CEQA Claims.  The petitioner’s first argument was that the county board of supervisors had not made a “preliminary policy determination” regarding the project’s objectives at the beginning of the CEQA process, and therefore the drafters of the EIR could not rely on the EIR’s stated project objectives.  The court rejected this argument, noting that the board of supervisors had in fact specifically directed staff to develop an ordinance that would include, among other uses, “By-Right Boutique Wineries.” 

Focusing on this project objective, the court dismissed the petitioner’s challenges to the EIR’s discussion of mitigation measures and alternatives, holding that the EIR was not required to examine any mitigation or alternative that would defeat the objective of encouraging the wine industry by streamlining the approval process and permitting boutique wineries by right.

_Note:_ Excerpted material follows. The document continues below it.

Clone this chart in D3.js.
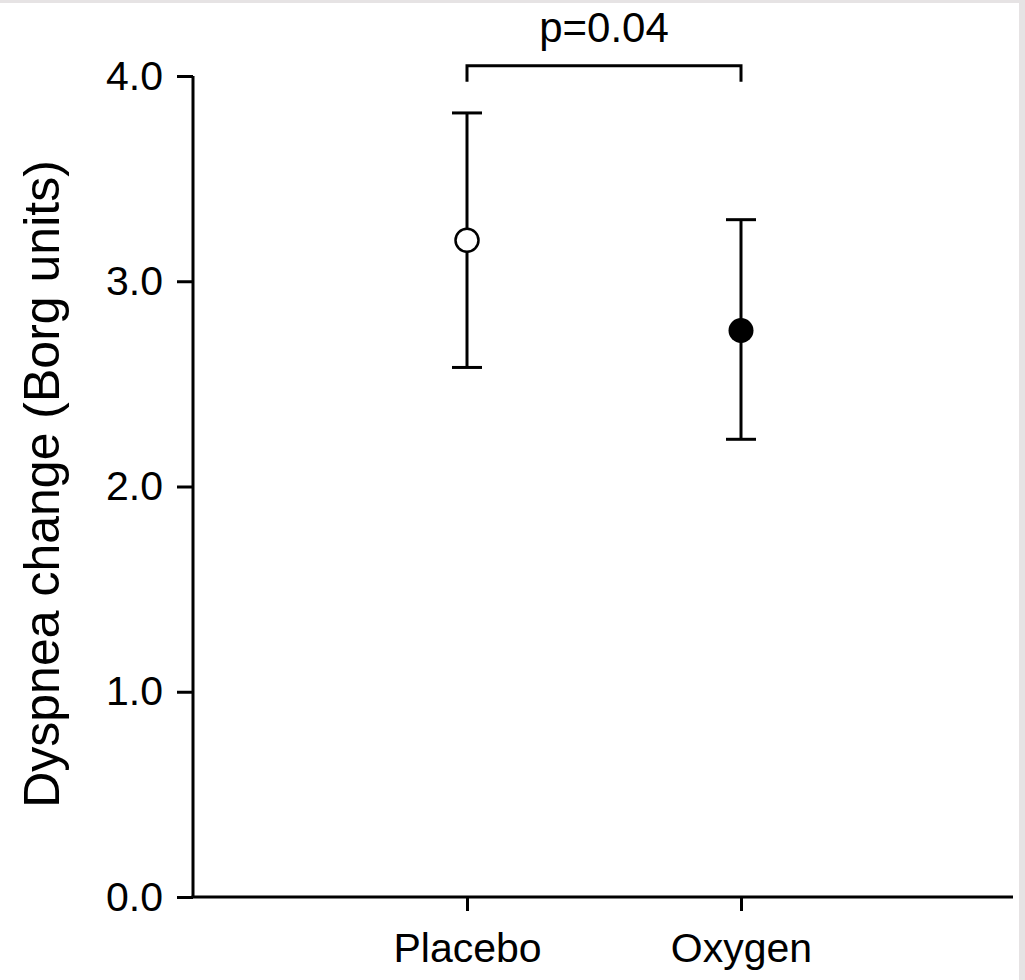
<!DOCTYPE html>
<html>
<head>
<meta charset="utf-8">
<script src="https://cdn.jsdelivr.net/npm/d3@7"></script>
<style>
  html, body { margin: 0; padding: 0; background: #ffffff; }
  svg { display: block; }
  text { font-family: "Liberation Sans", Arial, Helvetica, sans-serif; fill: #000; }
</style>
</head>
<body>
<svg id="chart" width="1025" height="980"></svg>
<script>
// Dyspnea change by treatment group: mean with error bars
const groups = ["Placebo", "Oxygen"];
const means = [3.2, 2.76];
const upper = [3.82, 3.30];
const lower = [2.58, 2.23];
const filled = [false, true];
const yTicks = [0, 1, 2, 3, 4];
const pLabel = "p=0.04";
const bracketLevel = 4.05;
const yTitle = "Dyspnea change (Borg units)";

const svg = d3.select("#chart");
const W = 1025, H = 980;

// frame bands along the top and right edges
svg.append("rect").attr("x", 0).attr("y", 0).attr("width", W).attr("height", H).attr("fill", "#ffffff");
svg.append("rect").attr("x", 0).attr("y", 0).attr("width", W).attr("height", 3).attr("fill", "#e6e3e4");
svg.append("rect").attr("x", 1019).attr("y", 0).attr("width", 6).attr("height", H).attr("fill", "#e6e3e4");

const x0 = 193, x1 = 1013, yTop = 76, yBot = 897;

const x = d3.scalePoint().domain(groups).range([x0, x1 + 2]).padding(1);
const y = d3.scaleLinear().domain([0, 4]).range([yBot, yTop]);

// y axis
const yAxis = svg.append("g")
  .attr("transform", `translate(${x0},0)`)
  .call(d3.axisLeft(y).tickValues(yTicks).tickFormat(d3.format(".1f")).tickSize(16).tickPadding(14));
yAxis.select(".domain").attr("stroke", "#000").attr("stroke-width", 3).attr("d", `M0,${yTop}V${yBot}`);
yAxis.selectAll(".tick line").attr("stroke", "#000").attr("stroke-width", 3);
yAxis.selectAll(".tick text").attr("font-size", 41).attr("font-family", "Liberation Sans, Arial, sans-serif").attr("fill", "#000");

// x axis
const xAxis = svg.append("g")
  .attr("transform", `translate(0,${yBot})`)
  .call(d3.axisBottom(x).tickSize(14).tickPadding(22));
xAxis.select(".domain").attr("stroke", "#000").attr("stroke-width", 3).attr("d", `M${x0 - 1.5},0H${x1}`);
xAxis.selectAll(".tick line").attr("stroke", "#000").attr("stroke-width", 3);
xAxis.selectAll(".tick text").attr("font-size", 41).attr("font-family", "Liberation Sans, Arial, sans-serif").attr("fill", "#000");

// y axis title
svg.append("text")
  .attr("transform", `translate(59,484) rotate(-90)`)
  .attr("text-anchor", "middle")
  .attr("font-size", 50)
  .text(yTitle);

// error bars and markers
const data = groups.map((g, i) => ({ g, m: means[i], hi: upper[i], lo: lower[i], f: filled[i] }));
const capHalf = 15;
const bars = svg.append("g").selectAll("g").data(data).join("g");
bars.append("line")
  .attr("x1", d => x(d.g)).attr("x2", d => x(d.g))
  .attr("y1", d => y(d.hi)).attr("y2", d => y(d.lo))
  .attr("stroke", "#000").attr("stroke-width", 3);
bars.append("line")
  .attr("x1", d => x(d.g) - capHalf).attr("x2", d => x(d.g) + capHalf)
  .attr("y1", d => y(d.hi)).attr("y2", d => y(d.hi))
  .attr("stroke", "#000").attr("stroke-width", 3);
bars.append("line")
  .attr("x1", d => x(d.g) - capHalf).attr("x2", d => x(d.g) + capHalf)
  .attr("y1", d => y(d.lo)).attr("y2", d => y(d.lo))
  .attr("stroke", "#000").attr("stroke-width", 3);
bars.append("circle")
  .attr("cx", d => x(d.g)).attr("cy", d => y(d.m))
  .attr("r", d => d.f ? 12.5 : 11.5)
  .attr("fill", d => d.f ? "#000" : "#fff")
  .attr("stroke", "#000").attr("stroke-width", d => d.f ? 0 : 2.5);

// significance bracket
const bx1 = x(groups[0]), bx2 = x(groups[1]), by = y(bracketLevel);
svg.append("path")
  .attr("d", `M${bx1},${by + 16}V${by}H${bx2}V${by + 16}`)
  .attr("fill", "none").attr("stroke", "#000").attr("stroke-width", 3);
svg.append("text")
  .attr("x", (bx1 + bx2) / 2)
  .attr("y", 42)
  .attr("text-anchor", "middle")
  .attr("font-size", 42)
  .text(pLabel);
</script>
</body>
</html>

The court also upheld the adequacy of the EIR’s analysis of traffic and water supply impacts.  Ruling that an EIR for a large-scale zoning amendment need not be as specific as an EIR for a particular development project, the court found that the EIR’s effort to predict future winery growth based on survey data was adequate, as was the EIR’s projection of traffic generation from wineries, which was based on data from three existing wineries in the region. 

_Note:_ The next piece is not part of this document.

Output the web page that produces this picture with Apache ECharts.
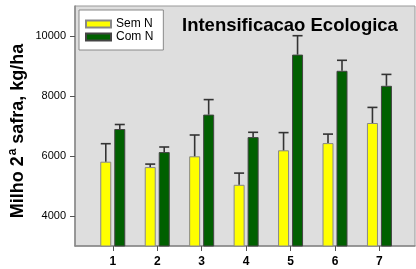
<!DOCTYPE html>
<html>
<head>
<meta charset="utf-8">
<script src="https://cdn.jsdelivr.net/npm/echarts@6/dist/echarts.min.js"></script>
<style>html,body{margin:0;padding:0;background:#fff;}#c{width:416px;height:269px;}</style>
</head>
<body>
<div id="c"></div>
<script>
const categories = [1, 2, 3, 4, 5, 6, 7];
const semN = [5810, 5630, 5990, 5040, 6190, 6430, 7100];
const semNErr = [600, 100, 710, 390, 590, 300, 520];
const comN = [6900, 6130, 7380, 6630, 9380, 8840, 8340];
const comNErr = [150, 170, 500, 160, 630, 350, 380];
const yTicks = [4000, 6000, 8000, 10000];

const FONT = '"Liberation Sans", Arial, Helvetica, sans-serif';
const BAR_W = 11;
const GAP = 3;
const OFF = (BAR_W + GAP) / 2;

const chart = echarts.init(document.getElementById('c'), null, {renderer: 'canvas'});

function errItem(dx) {
  return function (params, api) {
    const x = api.value(0), y = api.value(1), e = api.value(2);
    const p0 = api.coord([x, y]);
    const p1 = api.coord([x, y + e]);
    const cx = p0[0] + dx;
    const st = {stroke: '#333', lineWidth: 1.6};
    return {
      type: 'group',
      children: [
        {type: 'line', shape: {x1: cx, y1: p0[1], x2: cx, y2: p1[1]}, style: st},
        {type: 'line', shape: {x1: cx - 5, y1: p1[1], x2: cx + 5, y2: p1[1]}, style: st}
      ]
    };
  };
}

chart.setOption({
  animation: false,
  backgroundColor: '#fff',
  textStyle: {fontFamily: FONT},
  title: {
    text: 'Intensificacao Ecologica',
    left: 177, top: 11,
    textStyle: {fontSize: 18.5, fontWeight: 'bold', color: '#000', fontFamily: FONT}
  },
  legend: {
    left: 79, top: 10,
    orient: 'vertical',
    backgroundColor: '#fff',
    borderColor: '#888', borderWidth: 1,
    padding: [8, 10, 7, 6],
    itemWidth: 25, itemHeight: 7, itemGap: 1,
    icon: 'rect',
    textStyle: {fontSize: 12, color: '#000', fontFamily: FONT, padding: [0, 0, 0, 0]},
    data: ['Sem N', 'Com N']
  },
  graphic: [{
    type: 'text',
    x: 17, y: 131,
    rotation: Math.PI / 2,
    style: {
      text: '{b|Milho 2}{s|a}{b| safra, kg/ha}',
      align: 'center', verticalAlign: 'middle',
      rich: {
        b: {fontSize: 18, fontWeight: 'bold', fontFamily: FONT, fill: '#000', verticalAlign: 'bottom'},
        s: {fontSize: 12, fontWeight: 'bold', fontFamily: FONT, fill: '#000', verticalAlign: 'top', padding: [0, 0, 8, 1]}
      }
    }
  }],
  grid: {
    left: 75, right: 1, top: 6, bottom: 23,
    show: true, backgroundColor: '#dedede', borderColor: '#999', borderWidth: 1
  },
  xAxis: {
    type: 'value', min: 0.15, max: 7.8,
    splitLine: {show: false},
    axisLine: {show: true, lineStyle: {color: '#888', width: 1.5}},
    axisTick: {show: true, customValues: categories, length: 5, lineStyle: {color: '#555'}},
    axisLabel: {customValues: categories, formatter: v => String(v), fontSize: 12, fontWeight: 'bold', color: '#000', margin: 10, fontFamily: FONT}
  },
  yAxis: {
    type: 'value', min: 3000, max: 11000,
    splitLine: {show: false},
    axisLine: {show: true, lineStyle: {color: '#888', width: 1.5}},
    axisTick: {show: true, customValues: yTicks, length: 5, lineStyle: {color: '#555'}},
    axisLabel: {customValues: yTicks, formatter: v => String(v), fontSize: 11, color: '#000', margin: 9, fontFamily: FONT}
  },
  series: [
    {
      name: 'Sem N', type: 'bar', barWidth: BAR_W, barGap: (GAP / BAR_W * 100) + '%',
      itemStyle: {color: '#ffff00', borderColor: '#888', borderWidth: 1},
      data: semN.map((v, i) => [categories[i], v])
    },
    {
      name: 'Com N', type: 'bar', barWidth: BAR_W,
      itemStyle: {color: '#006000', borderColor: '#444', borderWidth: 1},
      data: comN.map((v, i) => [categories[i], v])
    },
    {
      type: 'custom', z: 5, silent: true,
      renderItem: errItem(-OFF),
      data: semN.map((v, i) => [categories[i], v, semNErr[i]])
    },
    {
      type: 'custom', z: 5, silent: true,
      renderItem: errItem(OFF),
      data: comN.map((v, i) => [categories[i], v, comNErr[i]])
    }
  ]
});
</script>
</body>
</html>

As for water supply, the court rejected the argument that the EIR’s analysis did not meet the standard set by the California Supreme Court in Vineyard Area Citizens for Reasonable Growth v. City of Rancho Cordova.  A “conceptual” EIR, such as for a general plan amendment or a county-wide zoning amendment, the court held, “meets Vineyard’s requirements by identifying the likely source of water for new development, noting the uncertainties involved, and discussing measures being taken to address the situation in the foreseeable future.”  Citing the EIR’s reliance on water source data, water use information from existing wineries in the county, a project goal to encourage crops such as grapes that use less water than other crops, and water use information from other counties with wine industries, the court held that the EIR’s inability to predict how many by-right wineries might develop was not fatal, even though unmitigated significant impacts to water supplies might result.

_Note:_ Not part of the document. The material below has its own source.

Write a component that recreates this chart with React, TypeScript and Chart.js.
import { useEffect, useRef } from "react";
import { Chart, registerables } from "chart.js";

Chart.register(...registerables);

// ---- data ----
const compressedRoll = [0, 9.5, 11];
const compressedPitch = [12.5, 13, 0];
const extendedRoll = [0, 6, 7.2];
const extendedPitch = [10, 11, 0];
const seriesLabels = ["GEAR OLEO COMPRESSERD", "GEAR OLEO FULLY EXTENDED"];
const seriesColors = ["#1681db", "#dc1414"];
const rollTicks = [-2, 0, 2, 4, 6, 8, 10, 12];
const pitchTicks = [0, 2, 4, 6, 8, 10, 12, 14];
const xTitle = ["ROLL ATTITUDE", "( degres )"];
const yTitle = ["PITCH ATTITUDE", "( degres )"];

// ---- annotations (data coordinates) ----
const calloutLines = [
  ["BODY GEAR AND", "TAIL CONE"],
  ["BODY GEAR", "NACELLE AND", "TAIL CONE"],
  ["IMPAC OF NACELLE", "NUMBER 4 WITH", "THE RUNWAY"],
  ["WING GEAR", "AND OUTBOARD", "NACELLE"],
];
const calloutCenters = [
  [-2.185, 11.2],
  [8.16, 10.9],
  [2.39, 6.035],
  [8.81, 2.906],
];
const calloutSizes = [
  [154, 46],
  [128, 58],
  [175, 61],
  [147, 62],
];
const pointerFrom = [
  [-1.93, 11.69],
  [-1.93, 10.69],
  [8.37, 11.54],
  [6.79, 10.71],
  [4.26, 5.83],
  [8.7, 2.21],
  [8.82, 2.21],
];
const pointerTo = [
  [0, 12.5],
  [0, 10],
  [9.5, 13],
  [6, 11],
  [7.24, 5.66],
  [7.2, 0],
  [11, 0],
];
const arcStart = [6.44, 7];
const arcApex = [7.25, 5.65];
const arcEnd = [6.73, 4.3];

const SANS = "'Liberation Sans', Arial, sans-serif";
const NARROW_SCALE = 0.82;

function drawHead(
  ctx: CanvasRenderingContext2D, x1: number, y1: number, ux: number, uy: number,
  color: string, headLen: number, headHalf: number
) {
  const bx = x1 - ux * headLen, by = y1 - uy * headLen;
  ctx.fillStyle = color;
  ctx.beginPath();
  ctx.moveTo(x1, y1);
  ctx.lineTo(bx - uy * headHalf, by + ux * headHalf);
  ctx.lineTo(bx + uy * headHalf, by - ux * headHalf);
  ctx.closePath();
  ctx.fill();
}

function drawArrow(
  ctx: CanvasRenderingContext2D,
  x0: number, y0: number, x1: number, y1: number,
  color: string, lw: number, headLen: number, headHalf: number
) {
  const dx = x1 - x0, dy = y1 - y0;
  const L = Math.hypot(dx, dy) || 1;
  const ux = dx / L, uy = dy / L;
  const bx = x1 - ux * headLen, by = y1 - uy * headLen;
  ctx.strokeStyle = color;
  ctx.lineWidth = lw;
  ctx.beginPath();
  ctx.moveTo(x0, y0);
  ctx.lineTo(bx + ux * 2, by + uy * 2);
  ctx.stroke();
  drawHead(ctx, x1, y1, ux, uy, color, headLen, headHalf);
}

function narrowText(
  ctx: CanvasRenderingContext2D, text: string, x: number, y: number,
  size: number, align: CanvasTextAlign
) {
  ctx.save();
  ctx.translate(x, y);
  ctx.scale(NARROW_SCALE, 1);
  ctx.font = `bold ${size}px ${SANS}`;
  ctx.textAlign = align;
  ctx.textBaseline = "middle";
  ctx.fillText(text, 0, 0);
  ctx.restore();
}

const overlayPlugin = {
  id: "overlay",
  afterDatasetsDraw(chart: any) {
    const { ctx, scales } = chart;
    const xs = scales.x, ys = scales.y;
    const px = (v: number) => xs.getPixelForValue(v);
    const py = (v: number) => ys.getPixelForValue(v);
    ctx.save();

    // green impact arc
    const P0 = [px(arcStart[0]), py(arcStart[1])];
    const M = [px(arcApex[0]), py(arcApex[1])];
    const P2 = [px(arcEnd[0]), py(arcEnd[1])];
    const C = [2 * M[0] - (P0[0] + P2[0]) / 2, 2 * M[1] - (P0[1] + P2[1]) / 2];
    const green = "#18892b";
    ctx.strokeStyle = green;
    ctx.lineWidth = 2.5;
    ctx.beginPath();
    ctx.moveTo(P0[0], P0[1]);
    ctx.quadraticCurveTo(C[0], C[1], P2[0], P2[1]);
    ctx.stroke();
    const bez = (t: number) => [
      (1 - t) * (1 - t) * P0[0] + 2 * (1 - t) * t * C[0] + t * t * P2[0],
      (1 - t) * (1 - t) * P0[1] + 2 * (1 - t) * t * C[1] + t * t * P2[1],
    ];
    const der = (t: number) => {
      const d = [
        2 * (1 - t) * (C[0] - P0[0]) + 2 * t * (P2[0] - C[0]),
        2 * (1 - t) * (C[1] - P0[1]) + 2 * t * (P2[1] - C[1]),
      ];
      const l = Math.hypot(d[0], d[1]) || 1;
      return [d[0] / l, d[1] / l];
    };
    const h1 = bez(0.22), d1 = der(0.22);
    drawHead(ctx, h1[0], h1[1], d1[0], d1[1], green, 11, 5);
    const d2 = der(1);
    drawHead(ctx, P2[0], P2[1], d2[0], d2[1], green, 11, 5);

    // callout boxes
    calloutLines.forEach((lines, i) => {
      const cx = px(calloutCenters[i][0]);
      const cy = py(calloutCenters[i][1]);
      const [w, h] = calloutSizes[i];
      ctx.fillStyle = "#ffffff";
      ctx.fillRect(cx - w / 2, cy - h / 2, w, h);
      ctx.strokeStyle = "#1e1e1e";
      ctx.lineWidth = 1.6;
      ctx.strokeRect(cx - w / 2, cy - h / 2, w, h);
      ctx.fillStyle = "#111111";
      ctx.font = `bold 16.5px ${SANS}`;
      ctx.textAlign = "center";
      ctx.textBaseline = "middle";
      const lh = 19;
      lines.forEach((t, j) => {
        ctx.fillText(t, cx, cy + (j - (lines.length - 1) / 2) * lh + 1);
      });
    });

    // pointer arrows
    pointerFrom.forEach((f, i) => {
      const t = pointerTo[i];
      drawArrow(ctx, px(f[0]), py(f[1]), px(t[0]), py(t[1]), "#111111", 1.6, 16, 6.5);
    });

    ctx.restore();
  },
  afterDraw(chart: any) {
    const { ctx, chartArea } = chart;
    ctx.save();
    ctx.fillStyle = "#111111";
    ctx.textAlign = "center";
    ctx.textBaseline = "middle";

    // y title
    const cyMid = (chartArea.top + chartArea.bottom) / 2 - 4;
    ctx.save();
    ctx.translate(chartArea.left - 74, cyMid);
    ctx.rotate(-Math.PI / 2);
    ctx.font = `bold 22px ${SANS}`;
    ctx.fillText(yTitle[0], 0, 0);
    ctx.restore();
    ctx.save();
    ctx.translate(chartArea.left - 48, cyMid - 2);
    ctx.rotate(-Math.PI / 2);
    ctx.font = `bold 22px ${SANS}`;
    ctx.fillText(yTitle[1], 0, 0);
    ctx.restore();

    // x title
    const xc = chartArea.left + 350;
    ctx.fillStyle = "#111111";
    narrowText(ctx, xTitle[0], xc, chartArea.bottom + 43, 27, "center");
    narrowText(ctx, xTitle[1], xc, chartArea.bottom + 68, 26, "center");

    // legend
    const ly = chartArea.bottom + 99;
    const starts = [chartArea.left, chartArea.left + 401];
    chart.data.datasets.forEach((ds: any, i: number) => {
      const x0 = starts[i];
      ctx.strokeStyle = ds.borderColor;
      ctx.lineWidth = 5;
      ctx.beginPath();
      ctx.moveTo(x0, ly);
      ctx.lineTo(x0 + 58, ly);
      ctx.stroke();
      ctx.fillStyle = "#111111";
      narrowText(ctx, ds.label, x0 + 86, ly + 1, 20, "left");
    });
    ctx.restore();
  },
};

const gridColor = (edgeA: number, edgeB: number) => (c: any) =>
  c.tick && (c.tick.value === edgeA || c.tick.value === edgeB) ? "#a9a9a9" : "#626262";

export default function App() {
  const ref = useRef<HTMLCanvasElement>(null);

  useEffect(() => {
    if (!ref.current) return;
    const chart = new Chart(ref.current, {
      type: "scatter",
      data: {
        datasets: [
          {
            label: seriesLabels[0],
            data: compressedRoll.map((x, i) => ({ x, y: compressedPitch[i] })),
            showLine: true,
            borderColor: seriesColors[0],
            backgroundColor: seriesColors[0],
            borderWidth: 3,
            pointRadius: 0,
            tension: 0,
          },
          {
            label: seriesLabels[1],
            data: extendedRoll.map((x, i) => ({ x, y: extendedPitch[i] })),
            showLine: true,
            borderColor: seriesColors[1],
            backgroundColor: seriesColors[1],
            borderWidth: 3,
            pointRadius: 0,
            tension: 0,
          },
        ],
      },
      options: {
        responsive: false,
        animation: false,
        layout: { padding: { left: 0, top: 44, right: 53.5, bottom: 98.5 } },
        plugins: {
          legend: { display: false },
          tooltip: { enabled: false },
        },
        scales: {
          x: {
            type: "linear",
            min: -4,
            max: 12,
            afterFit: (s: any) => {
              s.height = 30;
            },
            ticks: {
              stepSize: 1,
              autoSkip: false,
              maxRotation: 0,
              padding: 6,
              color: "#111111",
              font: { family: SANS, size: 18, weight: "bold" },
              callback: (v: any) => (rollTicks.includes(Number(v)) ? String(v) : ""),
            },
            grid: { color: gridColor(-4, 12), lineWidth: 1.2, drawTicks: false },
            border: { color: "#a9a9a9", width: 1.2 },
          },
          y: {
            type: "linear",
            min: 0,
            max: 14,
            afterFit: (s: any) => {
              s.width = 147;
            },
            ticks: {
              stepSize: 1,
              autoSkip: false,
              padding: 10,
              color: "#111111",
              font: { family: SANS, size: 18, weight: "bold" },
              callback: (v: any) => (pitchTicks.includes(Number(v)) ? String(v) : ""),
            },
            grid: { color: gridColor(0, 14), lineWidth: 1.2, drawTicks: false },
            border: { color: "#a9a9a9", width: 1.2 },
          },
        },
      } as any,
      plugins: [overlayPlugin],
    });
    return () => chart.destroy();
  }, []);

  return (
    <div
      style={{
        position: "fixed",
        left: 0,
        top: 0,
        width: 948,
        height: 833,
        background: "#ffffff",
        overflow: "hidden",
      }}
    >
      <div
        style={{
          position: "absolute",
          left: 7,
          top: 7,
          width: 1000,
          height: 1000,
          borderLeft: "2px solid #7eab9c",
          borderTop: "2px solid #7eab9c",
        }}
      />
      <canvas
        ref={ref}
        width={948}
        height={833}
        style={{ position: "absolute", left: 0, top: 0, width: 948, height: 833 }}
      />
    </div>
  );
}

General Plan Claim.  Through a general plan amendment, the county exempted by-right wineries from a general plan provision requiring environmental review for projects within “environmentally constrained areas.”  Citing the great deference courts afford to an agency’s determination that a project is consistent with its own general plan, and case law holding that agencies must be allowed to weigh and balance their general plan policies, the court held the petitioner did not show the county’s amendment created a general plan inconsistency. 

Costs of Hearing Transcripts.  Some lead agencies facing CEQA litigation prepare transcripts of numerous public hearings on the project and include those transcripts in the administrative record for the convenience of the court and the parties.  In this case, the court held that transcripts of hearings held prior to the final hearing on the project need not be included in the record, under Public Resources Code section 21167.6(e)(4), because the transcripts were not presented to the board of supervisors prior to that body’s decision.  Accordingly, the court held that the county could not recover from the petitioner the cost of preparing those transcripts.

The San Diego Citizenry case confirms a city or county’s ability, with adequate CEQA documentation, to establish uses by right as a matter of policy, despite significant, and not entirely predictable, environmental impacts of implementing the new policy.